Hey look: Bush is now reduced to defending his (in)actions on 9-11-01, saying "its easy to second guess". Well, duh. When you're reaction is to behave like a wounded and insulted child, and listen to a story of a goat as thousands of your countrymen are burning to death and you may be the one man with the authority to take decisive action that may at least have saved some of them, I would say, yeah-- it IS easy to second guess, isn't it? And while we're at it, forget the seven minutes: no one is harping on his all day wing ding joy ride-- when the President was only minutes away from Central Command H.Q., where he could have at least attempted to manage a coordinated response and national defense. But yeah-- I guess its just too darned easy to second guess when a coke-fiend frat boy deserter decides to turn tail and hide, isn't it. What makes me afraid is that there are Americans who are not reacting exactly as I am. That there are tens of millions of them frightens me no end. Fortunately, I think the overwhelming majority of Americans kind of gets this, though admittedly they may be badly distributed for Electoral College purposes.
And finally, while the Unseen Editor wanted me to blast Wonkette and other liberal fellow travelers for rushing to the defense of resigning N.J. Gov. McGreevey because "the conservatives will be all over him for the gay thing", I see that today, Wonkette has acknowledged that "its too bad about that corruption thing." Well, yeah, it is. See its the Dark Side that will, in the interest of short term political gain, forgive their man's trespasses (which so far have included drunk driving, cocaine abuse, doing business with the bin Laden family, using family power to avoid military service and get an Air National Guard slot and then going AWOL and/or deserting from it, and since taking office, dereliction of duty resulting in being totally unprepared for a terrorist assault on our capital and financial center, lying to the nation to set up the preconditions for a personally motivated war, authorizing and/or ordering the commission of war crimes, numerous constitutional violations, and outing covert operatives, i.e. treason for political gain). We're better than them, because if our guys trespass, as far as I'm concerned, they lose our support--
a mistake we should probably have learned after Clinton (see "Al Gore"). Because decent and just ends don't mean much if not pursued and acquired by decent and just means (I realize I may be alone on that).
Anyway, kudos to Wonkette for realizing that, while McGreevey may have given an uplifting speech, if he is indeed going to be embroiled in a corruption scandal for ethical lapses, he does not deserve our support-- regardless of the "D" after his name.
Actually, the last thing makes me just a little more optimistic.
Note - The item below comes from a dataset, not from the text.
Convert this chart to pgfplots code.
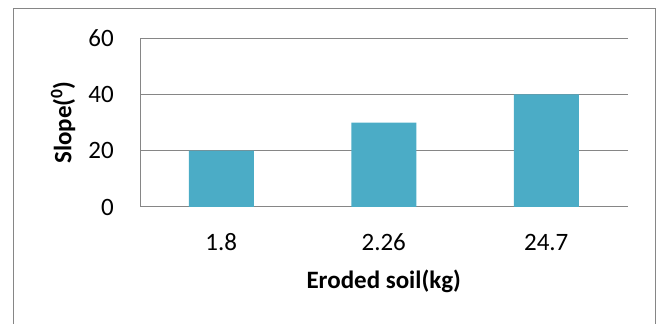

Happy Fri. 13th everybody!!!
UPDATE: I am saddened to report the passing of Julia Child, on this particular Friday the 13th.
Comments
I did not have sex with that man. And please no subpoenas for my satin sheets.
Posted by Citizen Jim McGreevey at August 13, 2004 02:48 PM
Hm. Seemingly McGreevy is using gayness as an extenuating circumstance, making up for all his other creepy shit. Sort of like a Christian grafter hiding behind the Bible. Progress indeed.